With the writing on the wall, Google has suddenly become more amenable to compromise. The deals with the Australian media companies, while not fully public, appear to be similar in size to one that Google made last month in France, where a European copyright law has been used as a cudgel.
The payments could buy the company time, or even a reprieve. If enough deals are done, Mr. Frydenberg has said, he could exclude Google from the code at least for now, allowing it to achieve its top priority: retaining the power to decide how much information is worth.
“A crude analogy is that the treasurer has a gun with the name Google written on it, but has decided to keep it locked in his drawer for now,” said Tama Leaver, an internet studies professor at Curtin University in Perth.

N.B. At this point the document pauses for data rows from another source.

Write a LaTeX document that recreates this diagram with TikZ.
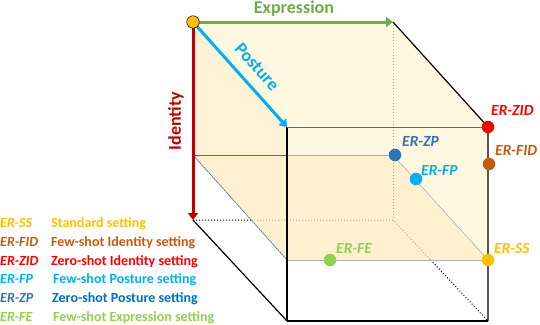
\documentclass[tikz,border=0pt]{standalone}
\usepackage{fontspec}
\setmainfont{Carlito}
\usepackage{xcolor}
\definecolor{ssyellow}{RGB}{255,192,0}
\definecolor{fidbrown}{RGB}{197,90,17}
\definecolor{zidred}{RGB}{255,0,0}
\definecolor{fpblue}{RGB}{0,176,240}
\definecolor{zpblue}{RGB}{46,117,182}
\definecolor{zpdark}{RGB}{0,112,192}
\definecolor{fegreen}{RGB}{146,208,80}
\definecolor{exgreen}{RGB}{112,173,71}
\definecolor{iddark}{RGB}{192,0,0}
\definecolor{edgeblue}{RGB}{65,113,156}
\definecolor{edgegray}{RGB}{170,175,180}
\definecolor{hidtan}{RGB}{190,165,130}
\definecolor{facetop}{RGB}{255,247,224}
\definecolor{faceside}{RGB}{255,242,214}
\definecolor{faceplane}{RGB}{255,240,208}
\usetikzlibrary{arrows.meta}

\begin{document}
\begin{tikzpicture}[x=1pt, y=-1pt,
    axisarrow/.style={line width=3pt, -{Triangle[length=7pt, width=10pt]}},
    axislabel/.style={font=\fontsize{18}{20}\selectfont\bfseries, inner sep=0pt},
    erdot/.style={circle, inner sep=0pt, minimum size=12.5pt},
    erlabel/.style={font=\fontsize{15.5}{17}\selectfont\bfseries\itshape,
                    anchor=base west, inner sep=0pt},
    legtext/.style={font=\fontsize{14}{16}\selectfont\bfseries,
                    anchor=base west, inner sep=0pt}]
    \useasboundingbox (0,0) rectangle (540,324);

    % Cube corners (back face, front face) and the cutting plane
    \coordinate (A) at (193,22);  \coordinate (B) at (393,22);
    \coordinate (E) at (193,220); \coordinate (F) at (393,220);
    \coordinate (C) at (287,127); \coordinate (D) at (488,127);
    \coordinate (G) at (287,321); \coordinate (H) at (488,321);
    \coordinate (P1) at (193,155); \coordinate (P2) at (393,155);
    \coordinate (P3) at (488,260); \coordinate (P4) at (287,260);
    \coordinate (PC) at (287,155);
    \coordinate (EX) at (intersection of E--F and P1--P4);
    \coordinate (FX) at (intersection of F--H and P4--P3);

    % Shaded upper part of the cube
    \fill[facetop] (A) -- (B) -- (D) -- (P3) -- (P4) -- (C) -- cycle;
    \fill[faceside] (A) -- (C) -- (P4) -- (P1) -- cycle;
    \fill[faceplane] (P1) -- (P2) -- (P3) -- (P4) -- cycle;

    % Hidden edges
    \draw[hidtan, dotted, line width=1pt] (B) -- (F);
    \draw[black, dotted, line width=1pt] (E) -- (EX);
    \draw[hidtan, dotted, line width=1pt] (EX) -- (F) -- (FX);
    \draw[black, dotted, line width=1pt] (FX) -- (H);

    % Plane edges
    \draw[edgeblue, line width=0.9pt] (P1) -- (PC);
    \draw[edgegray, line width=0.9pt] (PC) -- (P2);
    \draw[edgegray, line width=0.6pt] (P2) -- (P3);
    \draw[edgegray, line width=1pt] (P4) -- (P3);
    \draw[edgeblue, line width=0.7pt, dash pattern=on 2pt off 0.6pt] (P1) -- (P4);

    % Visible edges
    \draw[line width=1.2pt] (B) -- (D) -- (H);
    \draw[line width=1.2pt] (C) -- (G);
    \draw[line width=1.2pt] (E) -- (G);
    \draw[line width=2.2pt] (G) -- (H);
    \draw[edgeblue, line width=1pt] (C) -- (D);

    % Axes
    \draw[axisarrow, exgreen] (A) -- (B);
    \draw[axisarrow, iddark] (A) -- (E);
    \draw[axisarrow, fpblue] (A) -- (C);
    \node[axislabel, text=exgreen, anchor=base] (expr) at (294,13) {Expression};
    \node[axislabel, text=fpblue, rotate=-48.5] (post) at (257,67) {Posture};
    \node[axislabel, text=iddark, rotate=90] (iden) at (176,121) {Identity};

    % Settings in the cube
    \node[erdot, fill=ssyellow, draw=black, line width=0.5pt] (orig) at (A) {};
    \node[erdot, fill=zidred] (zid) at (D) {};
    \node[erdot, fill=fidbrown] (fid) at (489,164) {};
    \node[erdot, fill=zpblue] (zp) at (395,155) {};
    \node[erdot, fill=fpblue] (fp) at (416,179) {};
    \node[erdot, fill=fegreen] (fe) at (330,260) {};
    \node[erdot, fill=ssyellow] (ss) at (P3) {};

    \node[erlabel, text=zidred] (zidl) at (491,115) {ER-ZID};
    \node[erlabel, text=fidbrown] (fidl) at (495,155) {ER-FID};
    \node[erlabel, text=zpblue] (zpl) at (402,146) {ER-ZP};
    \node[erlabel, text=fpblue] (fpl) at (421,175) {ER-FP};
    \node[erlabel, text=fegreen] (fel) at (336,253) {ER-FE};
    \node[erlabel, text=ssyellow] (ssl) at (494,253) {ER-SS};

    % Legend
    \node[legtext, font=\fontsize{14}{16}\selectfont\bfseries\itshape, text=ssyellow] (k1) at (0,227) {ER-SS};
    \node[legtext, text=ssyellow] (d1) at (51,227) {Standard setting};
    \node[legtext, font=\fontsize{14}{16}\selectfont\bfseries\itshape, text=fidbrown] (k2) at (0,246) {ER-FID};
    \node[legtext, text=fidbrown] (d2) at (51,246) {Few-shot Identity setting};
    \node[legtext, font=\fontsize{14}{16}\selectfont\bfseries\itshape, text=zidred] (k3) at (0,265) {ER-ZID};
    \node[legtext, text=zidred] (d3) at (51,265) {Zero-shot Identity setting};
    \node[legtext, font=\fontsize{14}{16}\selectfont\bfseries\itshape, text=fpblue] (k4) at (0,283) {ER-FP};
    \node[legtext, text=fpblue] (d4) at (53,283) {Few-shot Posture setting};
    \node[legtext, font=\fontsize{14}{16}\selectfont\bfseries\itshape, text=zpblue] (k5) at (0,302) {ER-ZP};
    \node[legtext, text=zpdark] (d5) at (52,302) {Zero-shot Posture setting};
    \node[legtext, font=\fontsize{14}{16}\selectfont\bfseries\itshape, text=fegreen] (k6) at (0,321) {ER-FE};
    \node[legtext, text=fegreen] (d6) at (53,321) {Few-shot Expression setting};
\end{tikzpicture}
\end{document}
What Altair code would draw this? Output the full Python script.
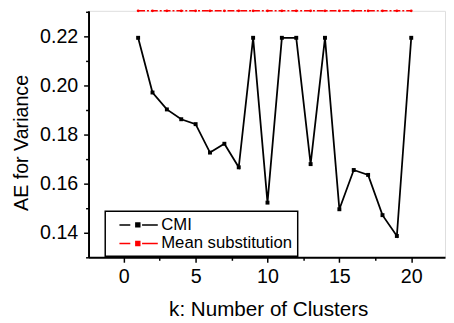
import altair as alt
import pandas as pd

# ---- data ----
k_values = list(range(1, 21))
cmi_values = [0.2195, 0.1972, 0.1903, 0.1863, 0.1843, 0.1727, 0.1763, 0.1667, 0.2195, 0.1523,
              0.2195, 0.2195, 0.1680, 0.2195, 0.1496, 0.1656, 0.1636, 0.1472, 0.1387, 0.2195]
mean_sub_values = [0.2305, 0.2305, 0.2305, 0.2305, 0.2305, 0.2305, 0.2305, 0.2305, 0.2305, 0.2305,
                   0.2305, 0.2305, 0.2305, 0.2305, 0.2305, 0.2305, 0.2305, 0.2305, 0.2305, 0.2305]
series_names = ["CMI", "Mean substitution"]
series_colors = ["#000000", "#ff0000"]
x_tick_values = [0, 2.5, 5, 7.5, 10, 12.5, 15, 17.5, 20]
y_tick_values = [0.13, 0.14, 0.15, 0.16, 0.17, 0.18, 0.19, 0.20, 0.21, 0.22, 0.23]

rows = []
for kk, v in zip(k_values, cmi_values):
    rows.append({"k": kk, "value": v, "series": series_names[0]})
for kk, v in zip(k_values, mean_sub_values):
    rows.append({"k": kk, "value": v, "series": series_names[1]})
df = pd.DataFrame(rows)

FONT = "Liberation Sans"

x_axis = alt.Axis(
    values=x_tick_values, title="k: Number of Clusters",
    labelExpr="datum.value % 5 == 0 ? datum.label : ''",
    tickSize={"condition": {"test": "datum.value % 5 == 0", "value": 5}, "value": 3},
    grid=False, domainColor="black", domainWidth=2, tickColor="black", tickWidth=1.5,
    labelFont=FONT, labelFontSize=20, labelColor="black", labelPadding=5,
    labelFlush=False, labelOverlap=False,
    titleFont=FONT, titleFontSize=21, titleFontWeight="normal", titleColor="black",
    titleBaseline="alphabetic", titleY=59, titleX=183, titleAnchor="middle",
)
y_axis = alt.Axis(
    values=y_tick_values, title="AE for Variance",
    labelExpr="round(datum.value * 100) % 2 == 0 ? format(datum.value, '.2f') : ''",
    tickSize={"condition": {"test": "round(datum.value * 100) % 2 == 0", "value": 5}, "value": 3},
    grid=False, domainColor="black", domainWidth=2, tickColor="black", tickWidth=1.5,
    labelFont=FONT, labelFontSize=20, labelColor="black", labelPadding=6,
    labelFlush=False, labelOverlap=False,
    titleFont=FONT, titleFontSize=20, titleFontWeight="normal", titleColor="black",
    titleAngle=-90, titleBaseline="alphabetic", titleAlign="center",
    titleX=-62, titleY=134,
)

x_enc = alt.X("k:Q", scale=alt.Scale(domain=[-2.45, 22.35], nice=False, zero=False), axis=x_axis)
y_enc = alt.Y("value:Q", scale=alt.Scale(domain=[0.13, 0.2305], nice=False, zero=False), axis=y_axis)

sym_path = "M-2.44,0H-1.06M-0.35,-0.25H0.15V0.25H-0.35ZM0.44,0H2.44"
legend = alt.Legend(
    title=None, orient="none", legendX=17, legendY=204,
    symbolType=sym_path, symbolSize=256, symbolStrokeWidth=1.5, symbolOffset=20,
    labelFont=FONT, labelFontSize=17, labelColor="black", labelOffset=14,
    strokeColor="black", fillColor="white", padding=5, rowPadding=2,
)
color_scale = alt.Scale(domain=series_names, range=series_colors)

base = alt.Chart(df)

line_cmi = base.transform_filter(alt.datum.series == series_names[0]).mark_line(
    strokeWidth=1.8).encode(
    x=x_enc, y=y_enc, stroke=alt.Stroke("series:N", scale=color_scale, legend=legend))
line_mean = base.transform_filter(alt.datum.series == series_names[1]).mark_line(
    strokeWidth=1.6, strokeDash=[7, 2, 2, 2]).encode(
    x=x_enc, y=y_enc, stroke=alt.Stroke("series:N", scale=color_scale, legend=legend))
pts_cmi = base.transform_filter(alt.datum.series == series_names[0]).mark_point(
    shape="square", filled=True, size=16, opacity=1).encode(
    x=x_enc, y=y_enc, fill=alt.Fill("series:N", scale=color_scale, legend=legend))
pts_mean = base.transform_filter(alt.datum.series == series_names[1]).mark_point(
    shape="circle", filled=True, size=8, opacity=1).encode(
    x=x_enc, y=y_enc, fill=alt.Fill("series:N", scale=color_scale, legend=legend))

chart = alt.layer(line_cmi, line_mean, pts_cmi, pts_mean).properties(
    width=363, height=251,
    autosize=alt.AutoSizeParams(type="none"),
    padding={"left": 82, "top": 0, "right": 1, "bottom": 64},
).configure_view(stroke=None).configure(background="white").configure_legend(strokeWidth=1.5)

chart.save("out.html", embed_options={"renderer": "svg", "actions": False})
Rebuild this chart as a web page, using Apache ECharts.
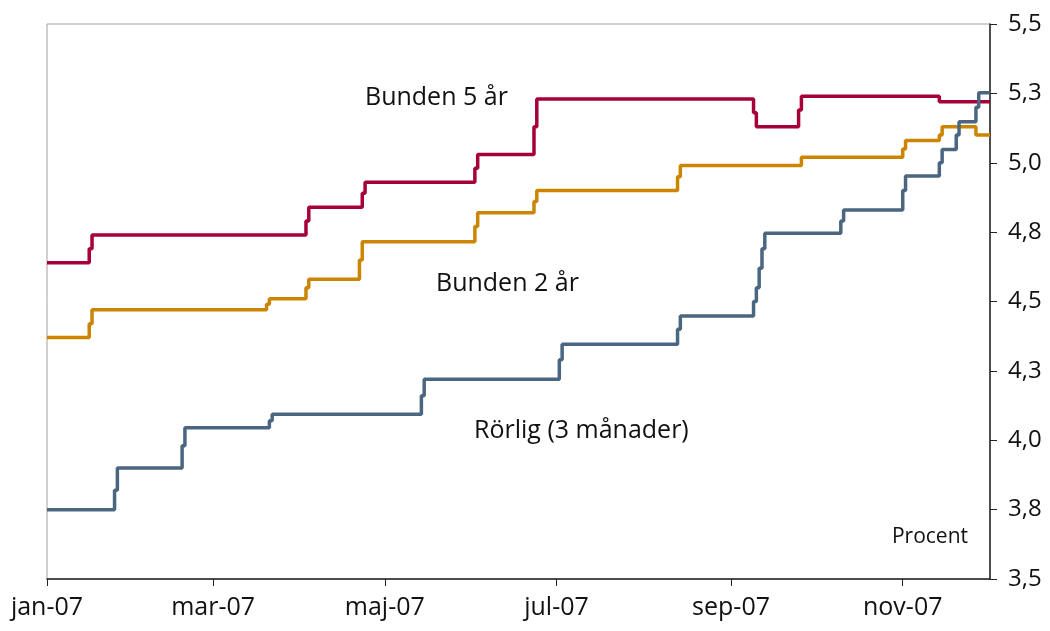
<!DOCTYPE html>
<html>
<head>
<meta charset="utf-8">
<script src="https://cdn.jsdelivr.net/npm/echarts@6/dist/echarts.min.js"></script>
<style>
  html,body{margin:0;padding:0;background:#fff;}
  #main{width:1050px;height:631px;}
</style>
</head>
<body>
<div id="main"></div>
<script>
// change dates and values (step lines, value holds until next date)
const bunden5Dates=['2007-01-01','2007-01-16','2007-01-17','2007-04-03','2007-04-04','2007-04-23','2007-04-24','2007-06-02','2007-06-03','2007-06-23','2007-06-24','2007-09-09','2007-09-10','2007-09-25','2007-09-26','2007-11-14','2007-12-02']
const bunden5Values=[4.64,4.69,4.74,4.79,4.84,4.89,4.93,4.98,5.03,5.13,5.23,5.18,5.13,5.19,5.24,5.22,5.22]

const bunden2Dates=['2007-01-01','2007-01-16','2007-01-17','2007-03-20','2007-03-21','2007-04-03','2007-04-04','2007-04-22','2007-04-23','2007-06-02','2007-06-03','2007-06-23','2007-06-24','2007-08-13','2007-08-14','2007-09-26','2007-11-01','2007-11-02','2007-11-14','2007-11-15','2007-11-27','2007-12-02']
const bunden2Values=[4.37,4.42,4.47,4.49,4.51,4.55,4.58,4.65,4.715,4.77,4.82,4.86,4.90,4.95,4.99,5.02,5.05,5.08,5.10,5.13,5.10,5.10]

const rorligDates=['2007-01-01','2007-01-25','2007-01-26','2007-02-18','2007-02-19','2007-03-21','2007-03-22','2007-05-14','2007-05-15','2007-07-02','2007-07-03','2007-08-13','2007-08-14','2007-09-09','2007-09-10','2007-09-11','2007-09-12','2007-09-13','2007-10-10','2007-10-11','2007-11-01','2007-11-02','2007-11-14','2007-11-15','2007-11-20','2007-11-21','2007-11-27','2007-11-28','2007-12-02']
const rorligValues=[3.75,3.82,3.90,3.98,4.045,4.07,4.094,4.16,4.22,4.29,4.346,4.40,4.448,4.50,4.55,4.62,4.69,4.746,4.79,4.83,4.90,4.952,5.00,5.048,5.10,5.148,5.20,5.252,5.252]

const monthNames=['jan','feb','mar','apr','maj','jun','jul','aug','sep','okt','nov','dec']
const xTickMonths=[0,2,4,6,8,10]

const font='"Open Sans", sans-serif'
const ts=s=>{const p=s.split('-');return Date.UTC(+p[0],+p[1]-1,+p[2])}
const xTicks=xTickMonths.map(m=>Date.UTC(2007,m,1))

function pairs(dates,values){
  return dates.map((d,i)=>[ts(d),values[i]])
}

const myChart=echarts.init(document.querySelector('#main'),null,{renderer:'canvas'})
const option={
  animation:false,
  grid:{left:47,right:60,top:24,bottom:52,show:true,borderColor:'#a0a0a0',borderWidth:1},
  xAxis:{
    type:'value',
    min:ts('2007-01-01'),
    max:ts('2007-12-02'),
    axisLine:{lineStyle:{color:'#222',width:1.5}},
    axisTick:{show:true,length:7,lineStyle:{color:'#222'},customValues:xTicks},
    axisLabel:{
      customValues:xTicks,
      color:'#111',fontFamily:font,fontSize:25,margin:16,
      formatter:v=>{const d=new Date(v);return monthNames[d.getUTCMonth()]+'-'+String(d.getUTCFullYear()).slice(2)}
    },
    splitLine:{show:false}
  },
  yAxis:{
    type:'value',
    position:'right',
    min:3.5,max:5.5,interval:0.25,
    axisLine:{show:true,lineStyle:{color:'#222',width:1.5}},
    axisTick:{show:true,length:7,lineStyle:{color:'#222'}},
    axisLabel:{
      color:'#111',fontFamily:font,fontSize:24,margin:18,
      formatter:v=>v.toFixed(1).replace('.',',')
    },
    splitLine:{show:false}
  },
  series:[
    {name:'Bunden 5 år',type:'line',step:'end',showSymbol:false,data:pairs(bunden5Dates,bunden5Values),lineStyle:{color:'#a6003a',width:3.5},itemStyle:{color:'#a6003a'}},
    {name:'Bunden 2 år',type:'line',step:'end',showSymbol:false,data:pairs(bunden2Dates,bunden2Values),lineStyle:{color:'#cc8500',width:3.5},itemStyle:{color:'#cc8500'}},
    {name:'Rörlig (3 månader)',type:'line',step:'end',showSymbol:false,data:pairs(rorligDates,rorligValues),lineStyle:{color:'#4a6680',width:3.5},itemStyle:{color:'#4a6680'}}
  ],
  graphic:[
    {type:'text',left:365,top:85,style:{text:'Bunden 5 år',font:'25px '+font,fill:'#111'}},
    {type:'text',left:436,top:271,style:{text:'Bunden 2 år',font:'25px '+font,fill:'#111'}},
    {type:'text',left:474,top:418,style:{text:'Rörlig (3 månader)',font:'25px '+font,fill:'#111'}},
    {type:'text',right:82,top:527,style:{text:'Procent',font:'21px '+font,fill:'#111'}}
  ]
}
myChart.setOption(option)
</script>
</body>
</html>
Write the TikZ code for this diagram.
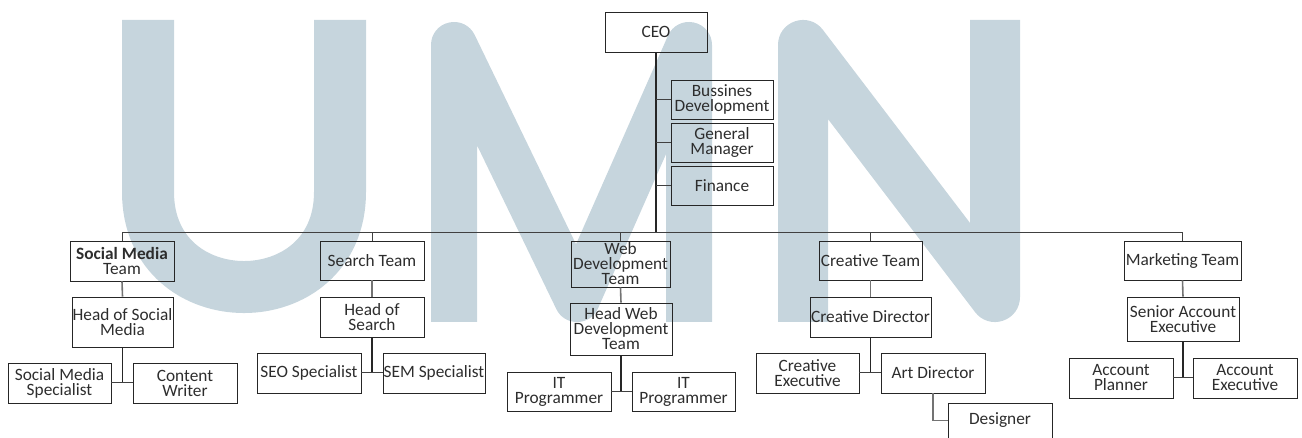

Many argue that, even in a highly concentrated and mildly compromised media market, a serious threat was required.
“There is a sense of realpolitik for this, but the outcome is positive,” said Peter Lewis, director of the Center for Responsible Technology at the Australia Institute, an independent research group. “It’s a significant injection of money into a sector that has lost 5,000 jobs over a decade, and it’s only happening because of the threat of this legislation.”
It may also be the beginning of a broader reckoning. Facebook would still be subject to the code, other companies could also be designated, and the lengthy government report that led to the legislation also included recommendations for laws that would give people more control over their personal data and do more to force platforms to manage misinformation.
“There’s a solid base of competition policy and analysis underpinning what we’re doing here,” Mr. Fletcher said. “There are a number of areas where Australia has sought to put in place regulatory frameworks in relation to the internet which are perhaps different to what is being done in other countries and in some ways ahead.”